• STATED GOAL: The records below hold a stretch from the line with "Generate a LaTeX" through the line with "(p1c) at (93.5,623.3)"; return exactly those lines, ends included, and nothing more.

• EXERCISE INPUTS:
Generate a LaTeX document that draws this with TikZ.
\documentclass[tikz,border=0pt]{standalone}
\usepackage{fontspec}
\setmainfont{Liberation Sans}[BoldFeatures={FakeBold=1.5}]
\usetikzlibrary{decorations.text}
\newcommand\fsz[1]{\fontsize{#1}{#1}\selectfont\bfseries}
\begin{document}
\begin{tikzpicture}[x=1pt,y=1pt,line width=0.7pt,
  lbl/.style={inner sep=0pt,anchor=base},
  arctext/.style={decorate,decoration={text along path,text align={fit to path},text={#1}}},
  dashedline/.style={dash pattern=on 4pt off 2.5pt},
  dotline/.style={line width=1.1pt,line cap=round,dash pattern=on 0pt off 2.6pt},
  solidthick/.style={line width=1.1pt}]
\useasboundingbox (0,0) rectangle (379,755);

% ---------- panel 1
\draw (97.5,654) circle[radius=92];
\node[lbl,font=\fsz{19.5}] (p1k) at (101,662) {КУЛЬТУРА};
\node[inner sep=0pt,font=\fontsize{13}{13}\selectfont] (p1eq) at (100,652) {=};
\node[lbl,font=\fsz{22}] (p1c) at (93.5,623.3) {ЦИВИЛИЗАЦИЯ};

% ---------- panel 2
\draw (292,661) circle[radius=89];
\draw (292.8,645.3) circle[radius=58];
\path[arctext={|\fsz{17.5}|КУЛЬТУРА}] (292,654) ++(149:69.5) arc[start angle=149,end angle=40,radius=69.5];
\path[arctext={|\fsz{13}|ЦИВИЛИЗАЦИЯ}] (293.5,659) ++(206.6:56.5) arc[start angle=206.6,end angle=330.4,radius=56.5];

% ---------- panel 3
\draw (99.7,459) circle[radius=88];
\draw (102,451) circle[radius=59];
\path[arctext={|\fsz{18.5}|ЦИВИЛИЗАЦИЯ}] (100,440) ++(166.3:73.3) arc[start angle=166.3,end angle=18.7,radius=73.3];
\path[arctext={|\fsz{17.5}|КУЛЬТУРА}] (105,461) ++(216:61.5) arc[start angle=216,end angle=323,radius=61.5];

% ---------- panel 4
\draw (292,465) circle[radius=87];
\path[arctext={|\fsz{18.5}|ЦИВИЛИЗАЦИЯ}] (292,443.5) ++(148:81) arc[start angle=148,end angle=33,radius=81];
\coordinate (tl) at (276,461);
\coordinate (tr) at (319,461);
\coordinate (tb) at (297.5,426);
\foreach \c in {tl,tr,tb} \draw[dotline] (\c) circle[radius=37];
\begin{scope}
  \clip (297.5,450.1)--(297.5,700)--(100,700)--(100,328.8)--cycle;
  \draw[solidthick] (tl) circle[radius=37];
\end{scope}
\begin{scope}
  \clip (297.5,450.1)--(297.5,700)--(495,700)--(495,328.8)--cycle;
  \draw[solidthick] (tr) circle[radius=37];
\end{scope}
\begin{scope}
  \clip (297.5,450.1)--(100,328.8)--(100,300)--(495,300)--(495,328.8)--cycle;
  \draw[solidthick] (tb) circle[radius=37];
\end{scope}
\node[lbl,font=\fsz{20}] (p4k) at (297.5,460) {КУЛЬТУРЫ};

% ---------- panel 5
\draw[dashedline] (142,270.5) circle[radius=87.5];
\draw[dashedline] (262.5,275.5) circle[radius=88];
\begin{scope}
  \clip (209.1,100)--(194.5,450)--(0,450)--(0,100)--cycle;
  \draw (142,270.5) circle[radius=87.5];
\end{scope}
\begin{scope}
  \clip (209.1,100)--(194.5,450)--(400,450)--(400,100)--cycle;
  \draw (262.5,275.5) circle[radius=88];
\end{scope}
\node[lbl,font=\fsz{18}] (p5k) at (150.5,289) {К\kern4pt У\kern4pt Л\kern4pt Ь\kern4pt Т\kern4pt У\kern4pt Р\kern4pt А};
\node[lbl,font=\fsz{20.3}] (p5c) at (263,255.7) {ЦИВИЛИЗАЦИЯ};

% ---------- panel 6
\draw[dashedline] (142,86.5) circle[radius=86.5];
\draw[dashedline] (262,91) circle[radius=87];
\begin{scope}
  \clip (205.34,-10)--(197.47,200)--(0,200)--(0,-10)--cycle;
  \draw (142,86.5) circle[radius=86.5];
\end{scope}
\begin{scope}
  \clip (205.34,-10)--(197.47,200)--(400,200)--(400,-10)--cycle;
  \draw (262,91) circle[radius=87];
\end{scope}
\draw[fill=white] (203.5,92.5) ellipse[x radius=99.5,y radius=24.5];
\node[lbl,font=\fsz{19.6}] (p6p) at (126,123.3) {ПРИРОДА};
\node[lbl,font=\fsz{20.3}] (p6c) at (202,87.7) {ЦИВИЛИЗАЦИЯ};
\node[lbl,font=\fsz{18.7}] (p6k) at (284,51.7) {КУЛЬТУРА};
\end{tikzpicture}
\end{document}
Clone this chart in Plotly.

==

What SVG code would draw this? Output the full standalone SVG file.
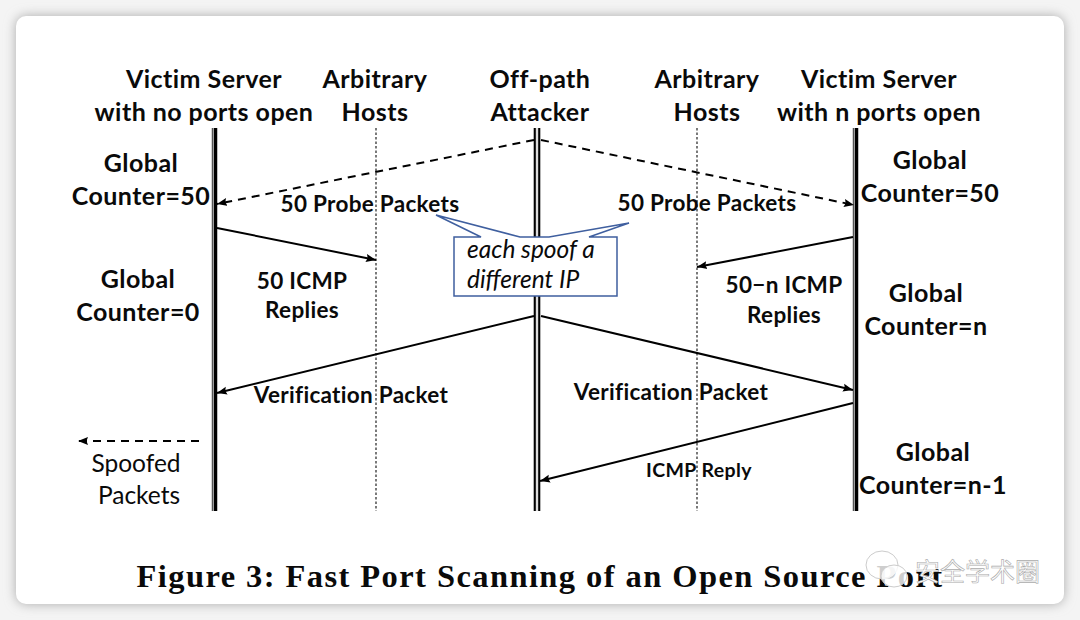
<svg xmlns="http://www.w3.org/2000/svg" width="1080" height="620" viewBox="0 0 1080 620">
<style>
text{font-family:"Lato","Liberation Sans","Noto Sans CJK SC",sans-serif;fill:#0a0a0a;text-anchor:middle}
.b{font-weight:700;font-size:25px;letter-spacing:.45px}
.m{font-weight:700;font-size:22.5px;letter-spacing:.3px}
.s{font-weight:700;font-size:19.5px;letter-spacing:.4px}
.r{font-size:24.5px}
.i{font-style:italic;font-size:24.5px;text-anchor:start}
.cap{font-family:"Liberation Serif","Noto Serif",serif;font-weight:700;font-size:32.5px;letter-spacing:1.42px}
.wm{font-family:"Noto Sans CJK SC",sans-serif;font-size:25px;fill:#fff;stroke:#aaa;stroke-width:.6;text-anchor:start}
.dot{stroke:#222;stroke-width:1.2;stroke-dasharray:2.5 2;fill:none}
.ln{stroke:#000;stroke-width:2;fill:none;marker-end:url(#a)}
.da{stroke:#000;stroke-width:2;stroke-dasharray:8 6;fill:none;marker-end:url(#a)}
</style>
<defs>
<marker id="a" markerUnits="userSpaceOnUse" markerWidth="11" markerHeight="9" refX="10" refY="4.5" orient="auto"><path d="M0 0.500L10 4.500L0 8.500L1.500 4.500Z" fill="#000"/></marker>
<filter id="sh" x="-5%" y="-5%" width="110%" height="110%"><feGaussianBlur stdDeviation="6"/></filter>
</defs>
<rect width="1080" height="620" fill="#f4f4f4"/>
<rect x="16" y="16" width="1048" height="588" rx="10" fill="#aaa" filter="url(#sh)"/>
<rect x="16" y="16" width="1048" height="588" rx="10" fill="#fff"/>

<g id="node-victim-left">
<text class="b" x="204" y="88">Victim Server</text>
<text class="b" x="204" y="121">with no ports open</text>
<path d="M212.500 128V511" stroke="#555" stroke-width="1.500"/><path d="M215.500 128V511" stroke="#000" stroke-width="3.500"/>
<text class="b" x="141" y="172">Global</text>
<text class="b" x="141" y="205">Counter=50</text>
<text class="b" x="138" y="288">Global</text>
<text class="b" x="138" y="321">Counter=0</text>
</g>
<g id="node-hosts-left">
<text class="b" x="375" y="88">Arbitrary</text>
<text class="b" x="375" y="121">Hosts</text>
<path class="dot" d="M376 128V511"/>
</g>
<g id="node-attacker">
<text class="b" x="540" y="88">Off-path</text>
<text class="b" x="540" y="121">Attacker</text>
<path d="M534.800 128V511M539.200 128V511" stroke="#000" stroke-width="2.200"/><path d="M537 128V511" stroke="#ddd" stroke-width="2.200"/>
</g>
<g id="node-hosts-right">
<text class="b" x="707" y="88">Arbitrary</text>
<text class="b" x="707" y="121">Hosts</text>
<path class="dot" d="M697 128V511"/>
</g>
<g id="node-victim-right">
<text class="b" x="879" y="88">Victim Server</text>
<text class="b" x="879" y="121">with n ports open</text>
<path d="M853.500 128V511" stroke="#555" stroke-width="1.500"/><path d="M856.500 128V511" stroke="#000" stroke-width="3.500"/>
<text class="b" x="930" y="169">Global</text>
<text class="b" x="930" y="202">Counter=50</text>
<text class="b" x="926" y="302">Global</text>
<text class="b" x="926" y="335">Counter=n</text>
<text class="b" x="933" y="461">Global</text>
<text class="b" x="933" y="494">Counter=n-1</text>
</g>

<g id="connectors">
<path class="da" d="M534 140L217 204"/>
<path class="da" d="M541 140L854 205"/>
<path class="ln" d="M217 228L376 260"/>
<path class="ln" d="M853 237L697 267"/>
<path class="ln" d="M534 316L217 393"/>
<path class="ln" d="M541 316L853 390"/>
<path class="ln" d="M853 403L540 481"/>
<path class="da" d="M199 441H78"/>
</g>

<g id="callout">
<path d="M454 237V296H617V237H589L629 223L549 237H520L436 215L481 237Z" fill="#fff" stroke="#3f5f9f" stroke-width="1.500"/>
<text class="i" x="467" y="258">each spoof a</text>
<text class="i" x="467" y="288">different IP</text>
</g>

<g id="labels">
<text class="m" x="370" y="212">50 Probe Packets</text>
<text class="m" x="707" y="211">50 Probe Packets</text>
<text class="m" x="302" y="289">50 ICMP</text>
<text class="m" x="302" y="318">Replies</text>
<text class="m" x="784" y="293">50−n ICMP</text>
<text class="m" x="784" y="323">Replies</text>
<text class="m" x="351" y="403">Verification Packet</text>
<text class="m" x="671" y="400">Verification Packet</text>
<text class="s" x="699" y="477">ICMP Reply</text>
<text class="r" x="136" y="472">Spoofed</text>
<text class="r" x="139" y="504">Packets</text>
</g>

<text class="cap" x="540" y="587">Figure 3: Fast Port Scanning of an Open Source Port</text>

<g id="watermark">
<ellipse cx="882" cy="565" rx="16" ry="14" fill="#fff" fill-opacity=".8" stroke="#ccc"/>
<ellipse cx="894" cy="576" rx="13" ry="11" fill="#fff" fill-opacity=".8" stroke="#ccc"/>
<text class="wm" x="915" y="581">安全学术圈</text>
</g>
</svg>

• FINISHED EXERCISE:
Generate a LaTeX document that draws this with TikZ.
\documentclass[tikz,border=0pt]{standalone}
\usepackage{fontspec}
\setmainfont{Liberation Sans}[BoldFeatures={FakeBold=1.5}]
\usetikzlibrary{decorations.text}
\newcommand\fsz[1]{\fontsize{#1}{#1}\selectfont\bfseries}
\begin{document}
\begin{tikzpicture}[x=1pt,y=1pt,line width=0.7pt,
  lbl/.style={inner sep=0pt,anchor=base},
  arctext/.style={decorate,decoration={text along path,text align={fit to path},text={#1}}},
  dashedline/.style={dash pattern=on 4pt off 2.5pt},
  dotline/.style={line width=1.1pt,line cap=round,dash pattern=on 0pt off 2.6pt},
  solidthick/.style={line width=1.1pt}]
\useasboundingbox (0,0) rectangle (379,755);

% ---------- panel 1
\draw (97.5,654) circle[radius=92];
\node[lbl,font=\fsz{19.5}] (p1k) at (101,662) {КУЛЬТУРА};
\node[inner sep=0pt,font=\fontsize{13}{13}\selectfont] (p1eq) at (100,652) {=};
\node[lbl,font=\fsz{22}] (p1c) at (93.5,623.3) {ЦИВИЛИЗАЦИЯ};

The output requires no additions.